Long-running Windows emulation app Parallels Desktop has been updated to adopt Apple technologies such as Touch ID for login, and Mac dialog boxes.
Parallels Desktop lets Mac users run Windows, and Windows apps, directly in macOS. Previously, it's concentrated on improving its Windows support, and in February 2023 was officially approved by Microsoft to run Windows 11 on the Mac.
With Parallels Desktop 19, there are more improvements to the Windows elements, such as with Shared Printing via Internet Printing protocol. But the software now supports macOS Sonoma and has become a more Mac-like app because of it.

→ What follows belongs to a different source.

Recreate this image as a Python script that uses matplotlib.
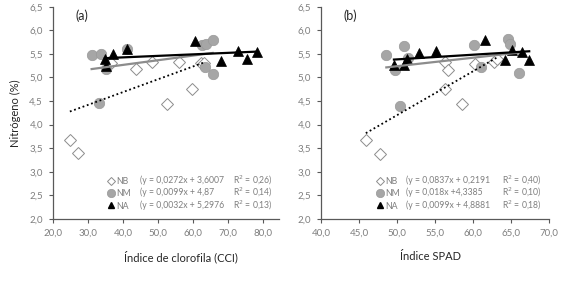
import numpy as np
import matplotlib
matplotlib.use("Agg")
import matplotlib.pyplot as plt
from matplotlib.ticker import FuncFormatter, MultipleLocator
from matplotlib.lines import Line2D

plt.rcParams['font.family'] = ['Lato', 'DejaVu Sans']

# ---- panel (a): CCI ----
cci_nb_x = [24.9, 27.3, 36.5, 43.7, 48.2, 52.6, 56.0, 59.8, 62.4, 63.1]
cci_nb_y = [3.67, 3.40, 5.30, 5.18, 5.32, 4.43, 5.32, 4.76, 5.30, 5.30]
cci_nm_x = [31.1, 33.7, 33.2, 35.1, 41.1, 62.6, 63.8, 65.6, 63.4, 65.6]
cci_nm_y = [5.47, 5.49, 4.46, 5.17, 5.60, 5.68, 5.70, 5.80, 5.22, 5.08]
cci_na_x = [34.9, 35.3, 37.1, 41.1, 60.5, 68.0, 72.9, 75.4, 78.3]
cci_na_y = [5.40, 5.25, 5.50, 5.60, 5.78, 5.35, 5.57, 5.39, 5.54]
# trendlines (slope, intercept) as drawn
cci_trend = {"NB": (0.0272, 3.6007), "NM": (0.0099, 4.87), "NA": (0.0032, 5.2976)}
cci_eq = ["(y = 0,0272x + 3,6007", "(y = 0,0099x + 4,87", "(y = 0,0032x + 5,2976"]
cci_r2 = ["R$^2$ = 0,26)", "R$^2$ = 0,14)", "R$^2$ = 0,13)"]

# ---- panel (b): SPAD ----
spad_nb_x = [45.9, 47.8, 56.3, 56.7, 56.3, 58.5, 60.3, 62.8, 63.1]
spad_nb_y = [3.67, 3.38, 5.32, 5.16, 4.76, 4.44, 5.28, 5.32, 5.40]
spad_nm_x = [48.6, 50.9, 51.5, 49.8, 50.4, 60.2, 64.6, 64.9, 61.1, 66.0]
spad_nm_y = [5.48, 5.67, 5.41, 5.15, 4.40, 5.69, 5.81, 5.70, 5.22, 5.09]
spad_na_x = [49.6, 50.9, 51.3, 52.9, 55.2, 61.6, 64.2, 65.2, 66.5, 67.4]
spad_na_y = [5.27, 5.27, 5.39, 5.51, 5.57, 5.80, 5.36, 5.58, 5.53, 5.37]
spad_trend = {"NB": (0.093, -0.45), "NM": (0.018, 4.3385), "NA": (0.0099, 4.8881)}
spad_eq = ["(y = 0,0837x + 0,2191", "(y = 0,018x +4,3385", "(y = 0,0099x + 4,8881"]
spad_r2 = ["R$^2$ = 0,40)", "R$^2$ = 0,10)", "R$^2$ = 0,18)"]

series_names = ["NB", "NM", "NA"]

grey_txt = "#7f7f7f"
axis_col = "#595959"
circle_col = "#a6a6a6"

comma = FuncFormatter(lambda v, p: f"{v:.1f}".replace(".", ","))

fig = plt.figure(figsize=(5.67, 2.85), dpi=100)
ax1 = fig.add_axes([0.0929, 0.2316, 0.3997, 0.7449])
ax2 = fig.add_axes([0.5661, 0.2316, 0.4021, 0.7449])


def draw_panel(ax, nb, nm, na, trend, eqs, r2s, xlim, xstep, tag, xlabel, xlab_pos,
               leg_x, eq_x):
    ax.plot(nb[0], nb[1], ls="none", marker="D", ms=6.5, mfc="white",
            mec="#8c8c8c", mew=0.7, zorder=3)
    ax.plot(nm[0], nm[1], ls="none", marker="o", ms=7.5, mfc=circle_col,
            mec="#999999", mew=0.5, zorder=4)
    ax.plot(na[0], na[1], ls="none", marker="^", ms=7.5, mfc="black",
            mec="black", mew=0.5, zorder=5)

    styles = {"NB": dict(color="black", ls=(0, (1, 1.5)), lw=1.3),
              "NM": dict(color="#8c8c8c", ls="-", lw=1.6),
              "NA": dict(color="black", ls="-", lw=1.6)}
    for name, pts in zip(series_names, [nb, nm, na]):
        xs = np.array([min(pts[0]), max(pts[0])])
        m, b = trend[name]
        ax.plot(xs, m * xs + b, zorder=6, **styles[name])

    ax.set_xlim(*xlim)
    ax.set_ylim(2.0, 6.5)
    ax.xaxis.set_major_locator(MultipleLocator(xstep))
    ax.yaxis.set_major_locator(MultipleLocator(0.5))
    ax.xaxis.set_major_formatter(comma)
    ax.yaxis.set_major_formatter(comma)
    for s in ["top", "right"]:
        ax.spines[s].set_visible(False)
    for s in ["left", "bottom"]:
        ax.spines[s].set_color(axis_col)
        ax.spines[s].set_linewidth(0.9)
    ax.tick_params(direction="out", length=3, width=0.8, color=axis_col,
                   labelsize=7, labelcolor=grey_txt, pad=4)

    ax.text(0.10, 0.985, tag, transform=ax.transAxes, fontsize=9,
            color="#262626", va="top", ha="left")
    ax.set_xlabel(xlabel, fontsize=8, color="#262626")
    ax.xaxis.set_label_coords(xlab_pos, -0.15)

    handles = [
        Line2D([], [], ls="none", marker="D", ms=4, mfc="white", mec="#8c8c8c", mew=0.7),
        Line2D([], [], ls="none", marker="o", ms=6, mfc=circle_col, mec="#999999", mew=0.5),
        Line2D([], [], ls="none", marker="^", ms=5, mfc="black", mec="black"),
    ]
    leg = ax.legend(handles, series_names, loc="lower left",
                    bbox_to_anchor=(leg_x, 0.011), frameon=False, fontsize=6.3,
                    handlelength=0.8, handletextpad=0.2, labelspacing=0.38,
                    borderpad=0.2)
    for t in leg.get_texts():
        t.set_color(grey_txt)
    ys = [0.184, 0.124, 0.066]
    for y, eq, r2 in zip(ys, eqs, r2s):
        ax.text(eq_x, y, eq, transform=ax.transAxes, fontsize=6.2,
                color=grey_txt, va="center", ha="left")
        ax.text(0.97, y, r2, transform=ax.transAxes, fontsize=6.2,
                color=grey_txt, va="center", ha="right")


draw_panel(ax1, (cci_nb_x, cci_nb_y), (cci_nm_x, cci_nm_y), (cci_na_x, cci_na_y),
           cci_trend, cci_eq, cci_r2, (20, 84.6), 10, "(a)",
           "Índice de clorofila (CCI)", 0.565, 0.215, 0.385)
draw_panel(ax2, (spad_nb_x, spad_nb_y), (spad_nm_x, spad_nm_y), (spad_na_x, spad_na_y),
           spad_trend, spad_eq, spad_r2, (40, 70), 5, "(b)",
           "Índice SPAD", 0.48, 0.215, 0.375)

ax1.set_ylabel("Nitrógeno (%)", fontsize=8, color="#262626")
ax1.yaxis.set_label_coords(-0.14, 0.5)

fig.savefig("out.png", dpi=100)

"For over 17 years, Parallels Desktop for Mac has been an essential tool for millions of users worldwide," Aleksandr Sursiakov, Sr. Director of Product Management for Parallels Desktop, "enabling them to run Windows applications and carry out testing and development with Windows, Linux, and macOS virtual machines."
"With the latest release, our talented engineering team has once again delivered impressive improvements for all user groups, based on their valuable feedback," continued Sursiakov. "Our aim is to ensure that users experience peace of mind when using our software, knowing that it incorporates the latest technologies and reflects the highest industry standards — demonstrating our genuine care for Parallels users."
New features include "a richer experience enabled with dynamic resolution adjustments and familiar multitouch gestures with Trackpad support with macOS virtual machine (VM) on Mac with Apple Silicon."
Users with a secure Windows login and password can now use Touch ID to sign in, too. Trackpad support has been updated with "familiar multitouch gestures."
The app now "also adds native dialogs for easier interaction with the app," meaning that the dialog boxes will be more Mac-like and familiar.
Parallels Desktop 19 can also run CentOS 9 Steam on Apple Silicon Macs.